Is there any way to do what I've described in XPath?
Example:
Suppose my document looks like this:
<h1>Header</h1>
<p>Paragraph 1</p>
<p id="first">Paragraph 2</p>
<p>Paragraph 3</p>
<ul><li>Item 1</li><li>Item 2</li></ul>
<p>Paragraph 4</p>
<hr>
<p>Paragraph 5</p>
<blockquote>Blockquote 1</blockquote>
...
I have a reference to the <p> element with id first.

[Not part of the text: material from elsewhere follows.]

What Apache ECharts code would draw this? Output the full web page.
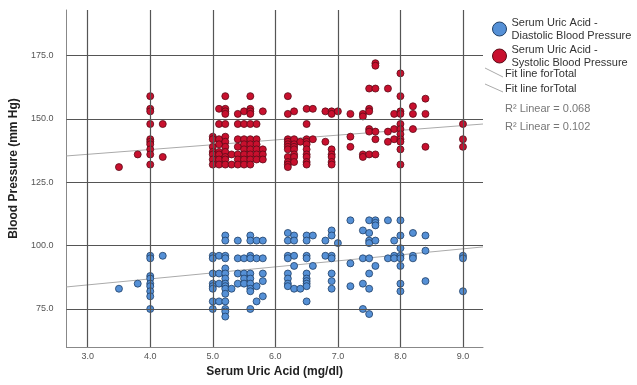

I'm after an XPath expression, using that first element as the content node, that will give me the following siblings Paragraph 3, the unordered list, and Paragraph 4. The <hr> element is not among those I want (<p>, <ul>, <ol>, and <blockquote>), so that element and all siblings after that should not be part of the returned node set.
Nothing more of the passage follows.